Franklin Lodge Preserves Historic Flags, and U. S. History As Well
The Free and Accepted Masons of Franklin Lodge No. 20 are in possession of several unique American artifacts, specifically historic American flags.
These flags are currently undergoing preservation to ensure their stability. They are historic symbols of American freedom and bravery, each one having 30 stars. These stars represent the 30 American states that made up our country in 1848.
The 30-star flag was introduced on the Fourth of July of 1848 to acknowledge the admission of the Wisconsin territory into the Union and its statehood status (granting the state a degree of self-governance). It would only last until 1851 when it was replaced by the 31-star flag. This was due to the introduction of both the California Republic and the unorganized Californian territories.
By law, when a state was added to the union, a new flag would be introduced on July 4. This was to demonstrate American solidarity over individual statehood allegiance--an example of the federal government attempting to create a single American identity.

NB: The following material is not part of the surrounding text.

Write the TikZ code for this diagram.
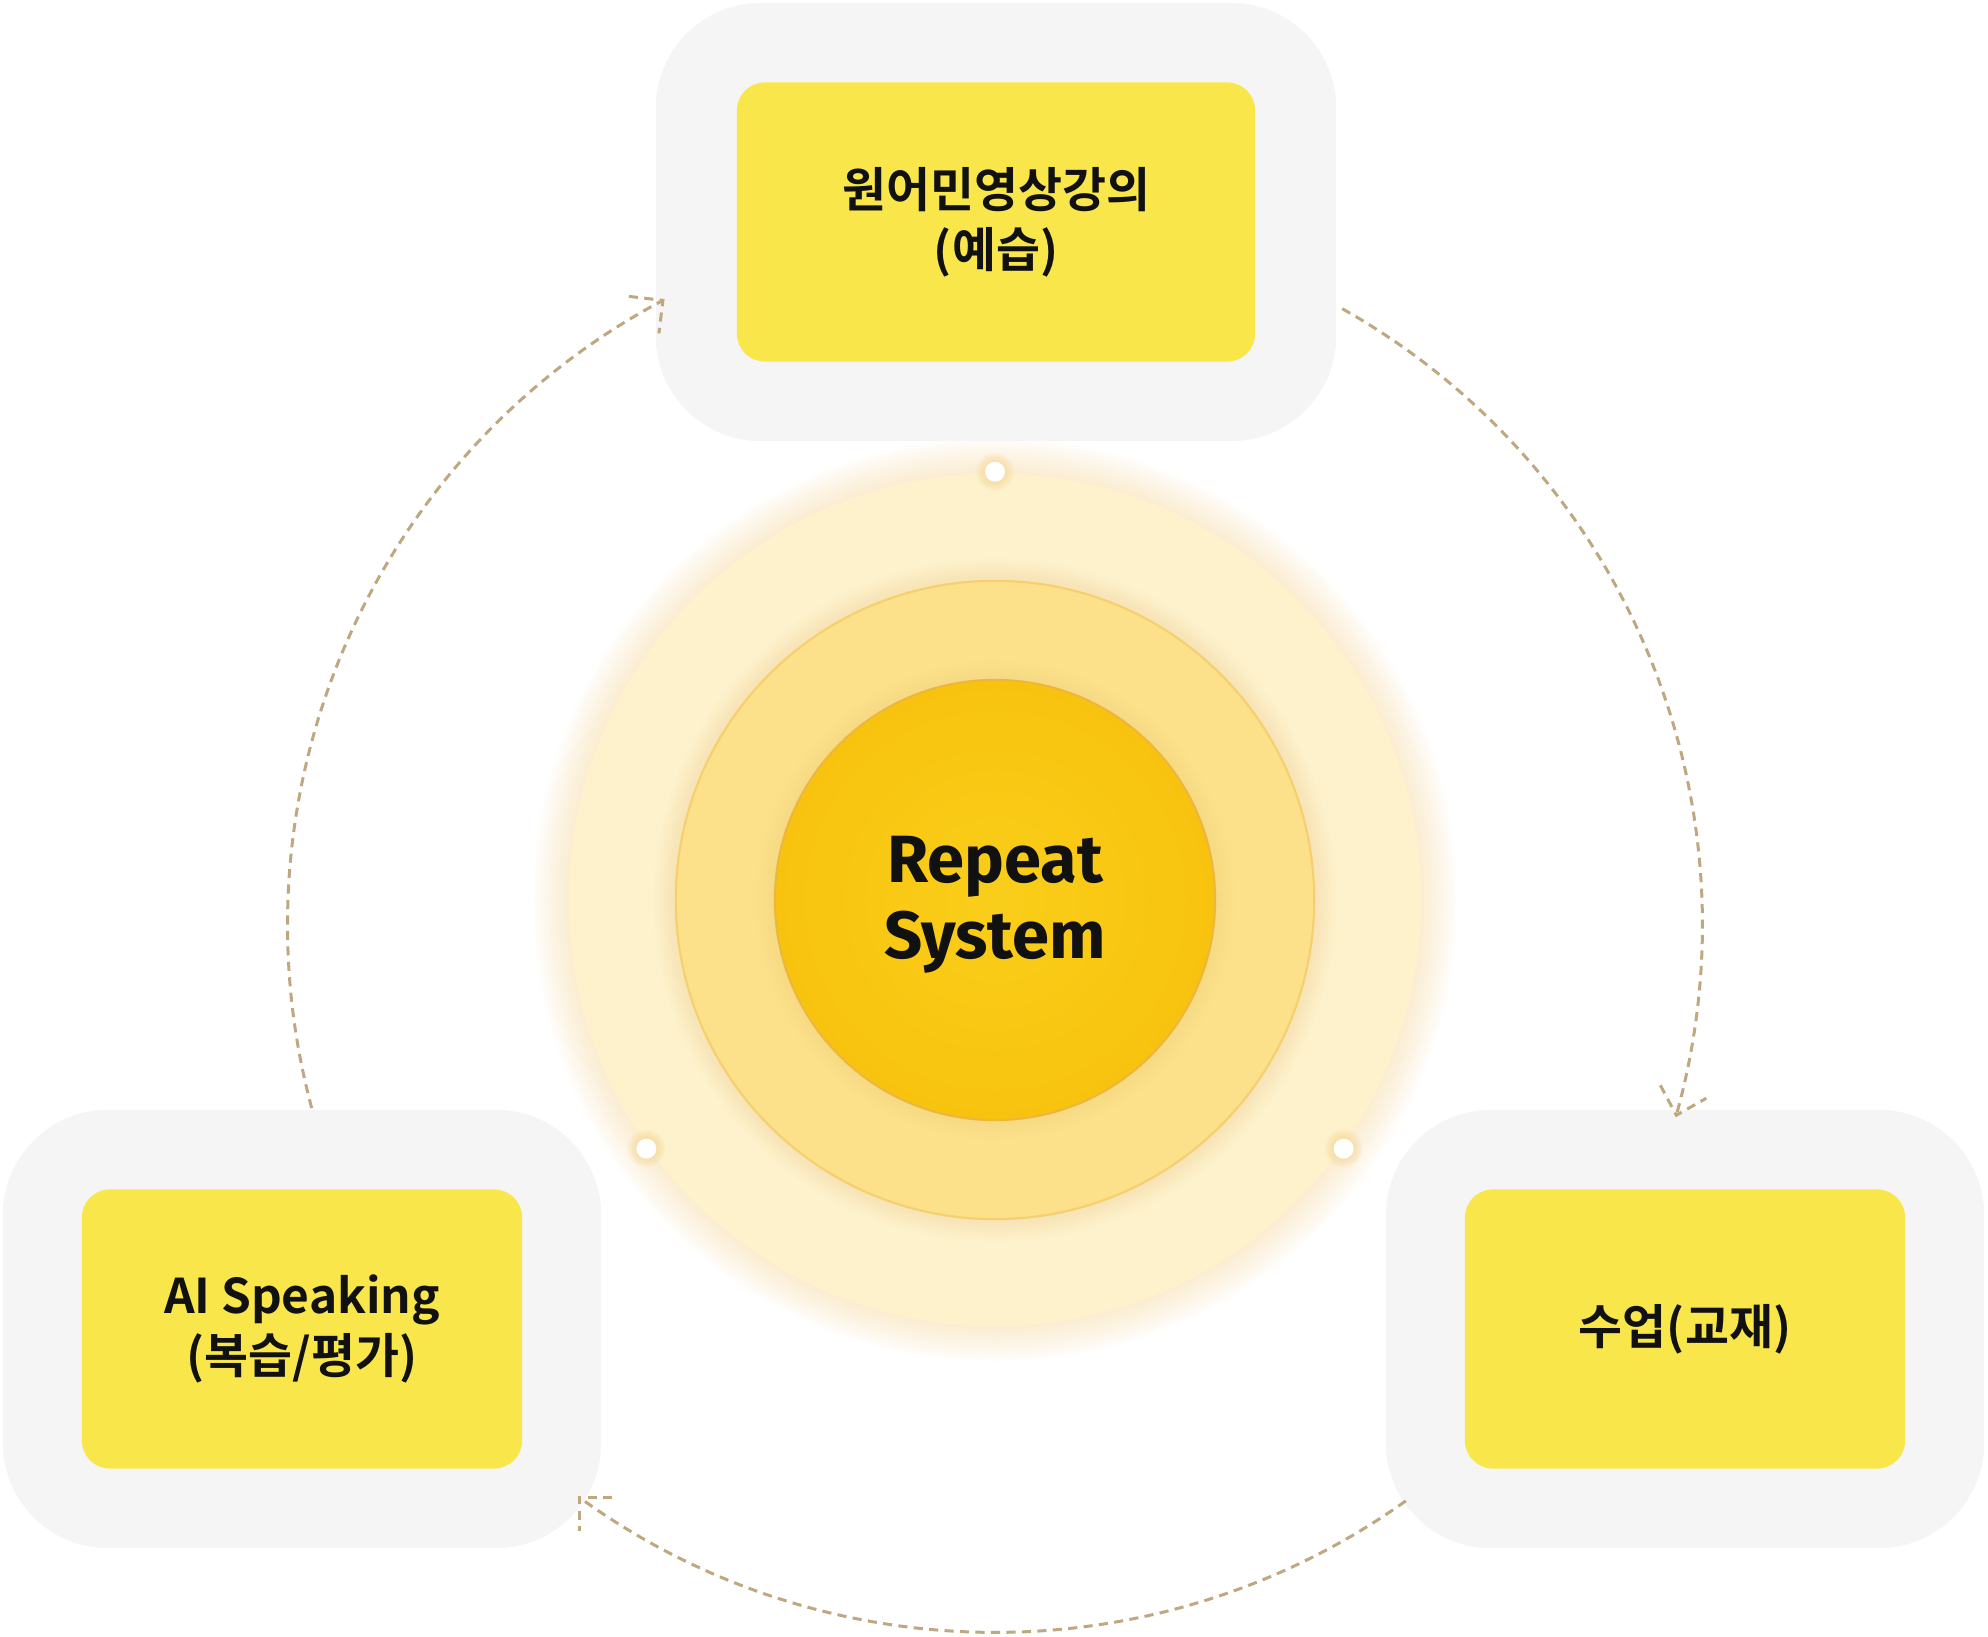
\documentclass[tikz,border=0pt]{standalone}
\usepackage{fontspec}
\setmainfont{Noto Sans CJK KR}[BoldFont=* Bold]
\newfontfamily\repfont{Fira Sans}[BoldFont=* Bold]
\usepackage{xcolor}
\usetikzlibrary{positioning,calc}

\definecolor{framegray}{HTML}{F5F5F5}
\definecolor{stageyellow}{HTML}{F9E64B}
\definecolor{halo}{HTML}{F2CC80}
\definecolor{ringout}{HTML}{FEF2CC}
\definecolor{ringmid}{HTML}{FDE08A}
\definecolor{ringmidline}{HTML}{F6CF6E}
\definecolor{corein}{HTML}{F9CE1A}
\definecolor{coreout}{HTML}{F8C30E}
\definecolor{coreline}{HTML}{EDB73C}
\definecolor{flowtan}{HTML}{BFA780}
\definecolor{ink}{HTML}{111111}

\begin{document}
\begin{tikzpicture}[x=0.01cm, y=0.01cm,
    frame/.style={fill=framegray, rounded corners=1.05cm, minimum height=4.38cm,
                  inner sep=0pt},
    stage/.style={fill=stageyellow, rounded corners=0.28cm, minimum width=4.4cm,
                  minimum height=2.79cm, inner sep=0pt, align=center, text=ink,
                  font=\bfseries\fontsize{13.6pt}{17pt}\selectfont},
    ring/.style={circle, fill=ringout, minimum size=8.52cm, inner sep=0pt},
    midring/.style={circle, fill=ringmid, draw=ringmidline, line width=0.6pt,
                    minimum size=6.38cm, inner sep=0pt},
    core/.style={circle, inner color=corein, outer color=coreout, draw=coreline,
                 line width=0.6pt, minimum size=4.40cm, inner sep=0pt},
    coretext/.style={align=center, text=ink,
                     font=\repfont\bfseries\fontsize{19pt}{21.6pt}\selectfont},
    dot/.style={circle, fill=white, minimum size=0.20cm, inner sep=0pt},
    flow/.style={draw=flowtan, line width=0.85pt, dash pattern=on 2.6pt off 1.8pt},
]
\useasboundingbox (0,0) rectangle (1988,1636);

% Glow round the rings
\coordinate (hub) at (995,736);
\foreach \r in {4.28,4.30,...,4.64}
  \fill[halo, opacity=0.025] (hub) circle[radius=\r cm];

% Top stage
\node[frame, minimum width=6.8cm] (topframe) at (996,1414) {};
\node[stage, minimum width=5.18cm] (lecture) at (topframe.center)
  {원어민영상강의\\(예습)};

% Left stage
\node[frame, minimum width=5.98cm] (leftframe) at (302,307) {};
\node[stage] (speaking) at (leftframe.center) {AI Speaking\\(복습/평가)};

% Right stage
\node[frame, minimum width=5.98cm] (rightframe) at (1685,307) {};
\node[stage] (lesson) at (rightframe.center) {수업(교재)};

% Rings
\node[ring] (ring) at (hub) {};
\foreach \r in {3.20,3.23,...,3.41}
  \fill[halo, opacity=0.04] (hub) circle[radius=\r cm];
\node[midring] (mid) at (hub) {};
\foreach \r in {2.21,2.24,...,2.39}
  \fill[halo, opacity=0.04] (hub) circle[radius=\r cm];
\node[core] (core) at (hub) {};
\node[coretext] (repeat) at ($(core.center)+(0,-5)$) {Repeat\\System};

% Dots on the outer ring
\foreach \a/\name in {90/dtop, 215.5/dleft, -35.5/dright} {
  \foreach \r in {0.11,0.13,...,0.21}
    \fill[halo, opacity=0.12] ($(hub)+(\a:4.28cm)$) circle[radius=\r cm];
  \node[dot] (\name) at ($(hub)+(\a:4.28cm)$) {};
}

% Cycle arrows
\coordinate (cyc) at (995,711);
\draw[flow] ([shift={(195:7.07cm)}]cyc) arc[start angle=195, end angle=118,
  radius=7.07cm] coordinate (t1);
\draw[flow] ($(t1)+(-34,4)$) -- (t1) -- ++(-4,-33);

\draw[flow] ([shift={(60.6:7.07cm)}]cyc) arc[start angle=60.6, end angle=-15.6,
  radius=7.07cm] coordinate (t2);
\draw[flow] ($(t2)+(-16,30)$) -- (t2) -- ++(30,17);

\draw[flow] ([shift={(-54.5:7.07cm)}]cyc) arc[start angle=-54.5, end angle=-126,
  radius=7.07cm] coordinate (t3);
\draw[flow] ($(t3)+(33,0)$) -- (t3) -- ++(0,-34);

\end{tikzpicture}
\end{document}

Three Presidents Served Under the Flag
When the 30-star flag decorated the halls of federal buildings, the President of the United States of America was James K. Polk, a Master Mason. Polk’s Vice President was George M. Dallas, who served as Grand Master in the Grand Lodge of Pennsylvania, in 1835.
The second president to serve under the flag was Zachary Taylor, an American war hero who expressed interests in Freemasonry. It is important to note that many of his close friends were Freemasons. We will never know if he would have joined a lodge. Sadly, he passed away almost immediately after taking office.
The final president to serve under the flag was Millard Fillmore. As a man who grew up in severe poverty, which deeply influenced his political philosophy, his opinion of closed fraternities, societies, and clubs was negative. A closed society to him was a place where the wealthy, prestigious, and influential would gather. All the while, the poor would suffer. This view led him to view Freemasons as snobby, indifferent towards suffering, power hungry, and tyrannical.
He joined the anti-masonic party and led it into the Whig Party. This was meant to curtail President Andrew Jackson’s political powerbase, but also dissolved the first third party in US history. Andrew Jackson was both a Freemason and a mentor to Polk. President Fillmore saw Jackson’s political decisions as tyrannical and held that opinion of many politicians who were Freemasons.
At the end of his political career, President Fillmore was invited to a grand lodge, an invitation that he accepted. He would go on to attend two Masonic cornerstone laying ceremonies. It is believed that his opinion towards Freemasonry changed at this point.
It seems fitting to have the flags preserved by Free and Accepted Masons. Please note that flags such as the ones undergoing preservation at the lodge are a rarity. These flags were only produced for several years and are over 150 years old. They existed during pivotal moments in US history, such as the period of American history known as “Manifest Destiny”. It is the lodge’s hope that once the flags are preserved, they will be maintained. Bro. Ray Geer is acting as curator for the flags and overseeing the preservation efforts.